━━━ DATASET EXTRACT

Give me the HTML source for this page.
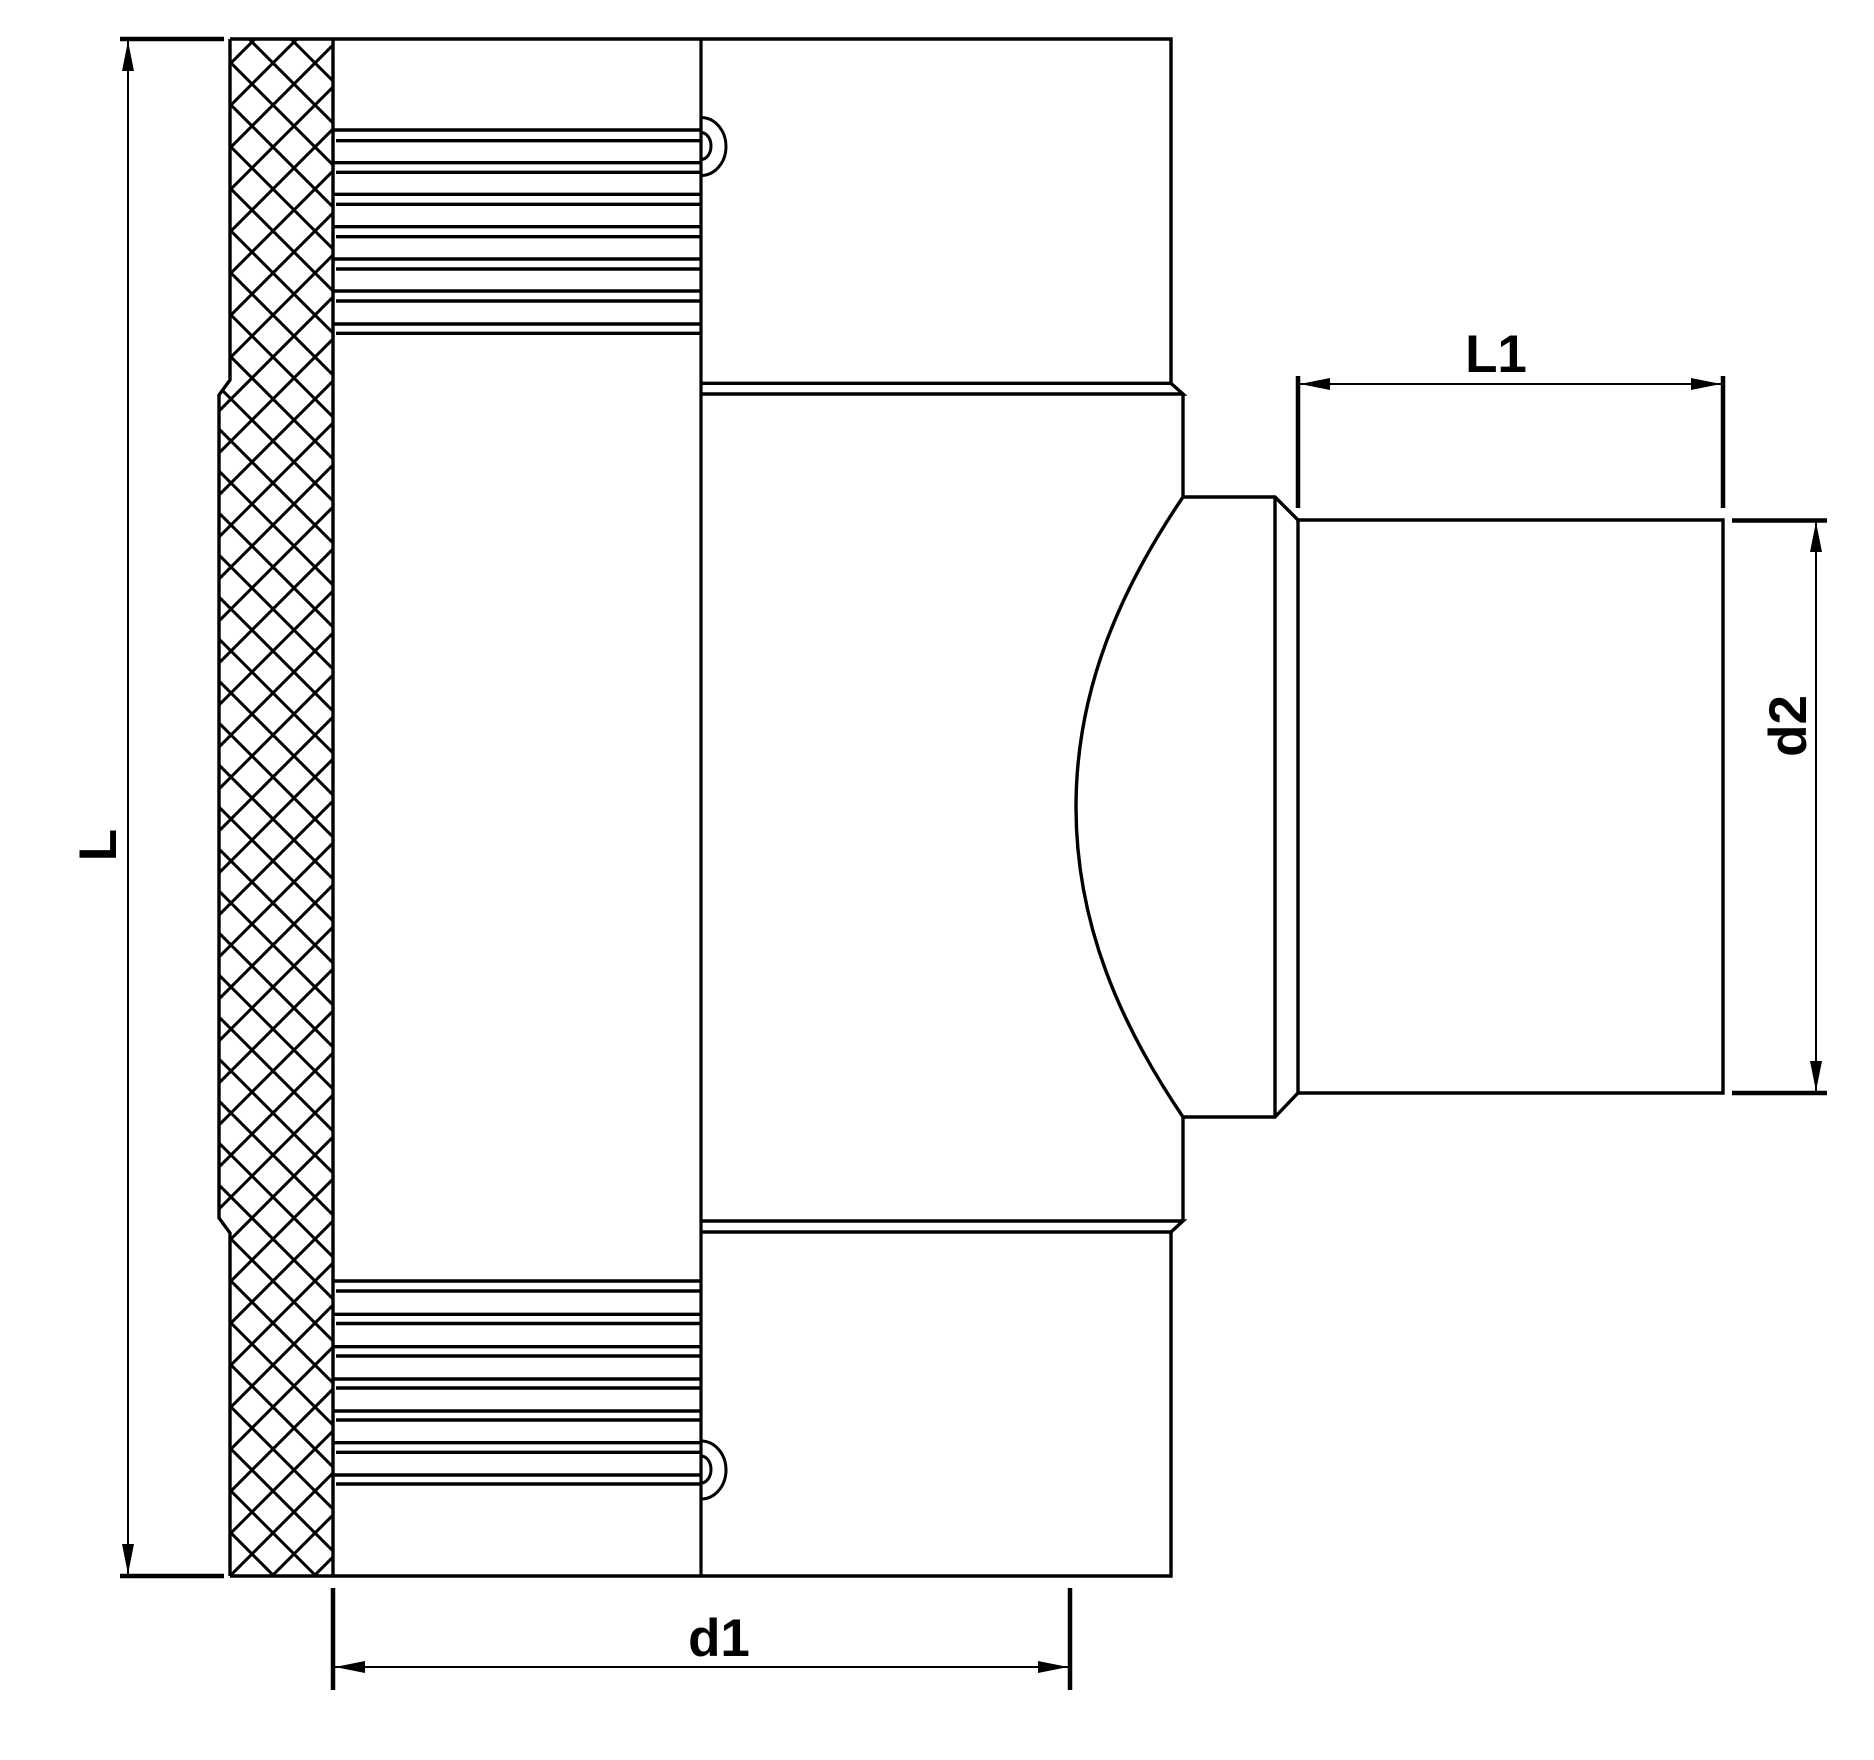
<!DOCTYPE html>
<html><head><meta charset="utf-8"><style>
html,body{margin:0;padding:0;background:#fff}
svg{display:block}
text{font-family:"Liberation Sans",sans-serif;font-weight:bold;fill:#000}
</style></head><body>
<svg width="1874" height="1760" viewBox="0 0 1874 1760" xmlns="http://www.w3.org/2000/svg">
<defs>
<pattern id="hx" patternUnits="userSpaceOnUse" width="42" height="42">
<path d="M-5,5 L5,-5 M0,42 L42,0 M37,47 L47,37 M-5,37 L5,47 M0,0 L42,42 M37,-5 L47,5" stroke="#000" stroke-width="3" fill="none"/>
</pattern>
<clipPath id="hc"><path d="M230,39 L333,39 L333,1576 L230,1576 L230,1233 L219,1218 L219,395 L230,380 Z"/></clipPath>
</defs>
<g fill="none" stroke="#000" stroke-linejoin="miter">
<rect x="200" y="30" width="140" height="1560" fill="url(#hx)" stroke="none" clip-path="url(#hc)"/>
<path d="M230,39 L230,380 L219,395 L219,1218 L230,1233 L230,1576" stroke-width="3.4"/>
<path d="M230,39 L1171,39 L1171,383.3" stroke-width="3.4"/>
<path d="M230,1576 L1171,1576 L1171,1232" stroke-width="3.4"/>
<line x1="333" y1="39" x2="333" y2="1576" stroke-width="3.4"/>
<line x1="701" y1="39" x2="701" y2="1576" stroke-width="3.2"/>
<g stroke-width="3.4">
<path d="M333,130 H701 M336,140.7 H701 M333,162.7 H701 M336,172.3 H701 M333,194.3 H701 M336,204.3 H701 M333,226.7 H701 M336,236.7 H701 M333,259 H701 M336,269 H701 M333,291 H701 M336,301 H701 M333,324 H701 M336,333.3 H701"/>
<path d="M333,1281 H701 M336,1291 H701 M333,1314.3 H701 M336,1323.5 H701 M333,1346.7 H701 M336,1356 H701 M333,1379 H701 M336,1388 H701 M333,1411 H701 M336,1420 H701 M333,1442.7 H701 M336,1452.3 H701 M333,1475 H701 M336,1484 H701"/>
</g>
<g stroke-width="3">
<path d="M701,117.5 A25,29 0 0 1 701,175.5"/>
<path d="M701,132.5 A10,13.5 0 0 1 701,159.5"/>
<path d="M701,1441 A25,29 0 0 1 701,1499"/>
<path d="M701,1456 A10,13.5 0 0 1 701,1483"/>
</g>
<g stroke-width="3.4">
<path d="M701,383.3 H1171 L1183,394 H701"/>
<path d="M701,1232 H1171 L1183,1221 H701"/>
<path d="M1183,394 V497 H1275 L1298,520 H1723 V1093 H1298 L1275,1117 H1183 V1221"/>
<line x1="1275" y1="497" x2="1275" y2="1117"/>
<line x1="1298" y1="520" x2="1298" y2="1093"/>
<path d="M1183,497 C1120,590 1076,690 1076,807 C1076,924 1120,1024 1183,1117"/>
</g>
<g stroke-width="4.5">
<path d="M120,39 H224 M120,1576 H224"/>
<path d="M333,1588 V1690 M1070,1588 V1690"/>
<path d="M1298,376 V508 M1723,376 V508"/>
<path d="M1732,520.5 H1827 M1732,1093 H1827"/>
</g>
<g stroke-width="2">
<line x1="128" y1="39" x2="128" y2="1576"/>
<line x1="333" y1="1667" x2="1070" y2="1667"/>
<line x1="1298" y1="384" x2="1723" y2="384"/>
<line x1="1816" y1="520" x2="1816" y2="1093"/>
</g>
</g>
<g fill="#000">
<path d="M128,41 L122,71 L134,71 Z"/>
<path d="M128,1574 L122,1544 L134,1544 Z"/>
<path d="M335,1667 L365,1661 L365,1673 Z"/>
<path d="M1068,1667 L1038,1661 L1038,1673 Z"/>
<path d="M1300,384 L1330,378 L1330,390 Z"/>
<path d="M1721,384 L1691,378 L1691,390 Z"/>
<path d="M1816,522 L1810,552 L1822,552 Z"/>
<path d="M1816,1091 L1810,1061 L1822,1061 Z"/>
</g>
<text x="719" y="1656" font-size="53" text-anchor="middle">d1</text>
<text x="1496" y="372" font-size="53" text-anchor="middle">L1</text>
<text transform="translate(116,845) rotate(-90)" font-size="53" text-anchor="middle">L</text>
<text transform="translate(1806,726) rotate(-90)" font-size="53" text-anchor="middle">d2</text>
</svg>
</body></html>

━━━━━━

Reproduce the listing word for word and omit its pictures.

Give me the HTML source for this page.
<!DOCTYPE html>
<html><head><meta charset="utf-8"><style>
html,body{margin:0;padding:0;background:#fff}
svg{display:block}
text{font-family:"Liberation Sans",sans-serif;font-weight:bold;fill:#000}
</style></head><body>
<svg width="1874" height="1760" viewBox="0 0 1874 1760" xmlns="http://www.w3.org/2000/svg">
<defs>
<pattern id="hx" patternUnits="userSpaceOnUse" width="42" height="42">
<path d="M-5,5 L5,-5 M0,42 L42,0 M37,47 L47,37 M-5,37 L5,47 M0,0 L42,42 M37,-5 L47,5" stroke="#000" stroke-width="3" fill="none"/>
</pattern>
<clipPath id="hc"><path d="M230,39 L333,39 L333,1576 L230,1576 L230,1233 L219,1218 L219,395 L230,380 Z"/></clipPath>
</defs>
<g fill="none" stroke="#000" stroke-linejoin="miter">
<rect x="200" y="30" width="140" height="1560" fill="url(#hx)" stroke="none" clip-path="url(#hc)"/>
<path d="M230,39 L230,380 L219,395 L219,1218 L230,1233 L230,1576" stroke-width="3.4"/>
<path d="M230,39 L1171,39 L1171,383.3" stroke-width="3.4"/>
<path d="M230,1576 L1171,1576 L1171,1232" stroke-width="3.4"/>
<line x1="333" y1="39" x2="333" y2="1576" stroke-width="3.4"/>
<line x1="701" y1="39" x2="701" y2="1576" stroke-width="3.2"/>
<g stroke-width="3.4">
<path d="M333,130 H701 M336,140.7 H701 M333,162.7 H701 M336,172.3 H701 M333,194.3 H701 M336,204.3 H701 M333,226.7 H701 M336,236.7 H701 M333,259 H701 M336,269 H701 M333,291 H701 M336,301 H701 M333,324 H701 M336,333.3 H701"/>
<path d="M333,1281 H701 M336,1291 H701 M333,1314.3 H701 M336,1323.5 H701 M333,1346.7 H701 M336,1356 H701 M333,1379 H701 M336,1388 H701 M333,1411 H701 M336,1420 H701 M333,1442.7 H701 M336,1452.3 H701 M333,1475 H701 M336,1484 H701"/>
</g>
<g stroke-width="3">
<path d="M701,117.5 A25,29 0 0 1 701,175.5"/>
<path d="M701,132.5 A10,13.5 0 0 1 701,159.5"/>
<path d="M701,1441 A25,29 0 0 1 701,1499"/>
<path d="M701,1456 A10,13.5 0 0 1 701,1483"/>
</g>
<g stroke-width="3.4">
<path d="M701,383.3 H1171 L1183,394 H701"/>
<path d="M701,1232 H1171 L1183,1221 H701"/>
<path d="M1183,394 V497 H1275 L1298,520 H1723 V1093 H1298 L1275,1117 H1183 V1221"/>
<line x1="1275" y1="497" x2="1275" y2="1117"/>
<line x1="1298" y1="520" x2="1298" y2="1093"/>
<path d="M1183,497 C1120,590 1076,690 1076,807 C1076,924 1120,1024 1183,1117"/>
</g>
<g stroke-width="4.5">
<path d="M120,39 H224 M120,1576 H224"/>
<path d="M333,1588 V1690 M1070,1588 V1690"/>
<path d="M1298,376 V508 M1723,376 V508"/>
<path d="M1732,520.5 H1827 M1732,1093 H1827"/>
</g>
<g stroke-width="2">
<line x1="128" y1="39" x2="128" y2="1576"/>
<line x1="333" y1="1667" x2="1070" y2="1667"/>
<line x1="1298" y1="384" x2="1723" y2="384"/>
<line x1="1816" y1="520" x2="1816" y2="1093"/>
</g>
</g>
<g fill="#000">
<path d="M128,41 L122,71 L134,71 Z"/>
<path d="M128,1574 L122,1544 L134,1544 Z"/>
<path d="M335,1667 L365,1661 L365,1673 Z"/>
<path d="M1068,1667 L1038,1661 L1038,1673 Z"/>
<path d="M1300,384 L1330,378 L1330,390 Z"/>
<path d="M1721,384 L1691,378 L1691,390 Z"/>
<path d="M1816,522 L1810,552 L1822,552 Z"/>
<path d="M1816,1091 L1810,1061 L1822,1061 Z"/>
</g>
<text x="719" y="1656" font-size="53" text-anchor="middle">d1</text>
<text x="1496" y="372" font-size="53" text-anchor="middle">L1</text>
<text transform="translate(116,845) rotate(-90)" font-size="53" text-anchor="middle">L</text>
<text transform="translate(1806,726) rotate(-90)" font-size="53" text-anchor="middle">d2</text>
</svg>
</body></html>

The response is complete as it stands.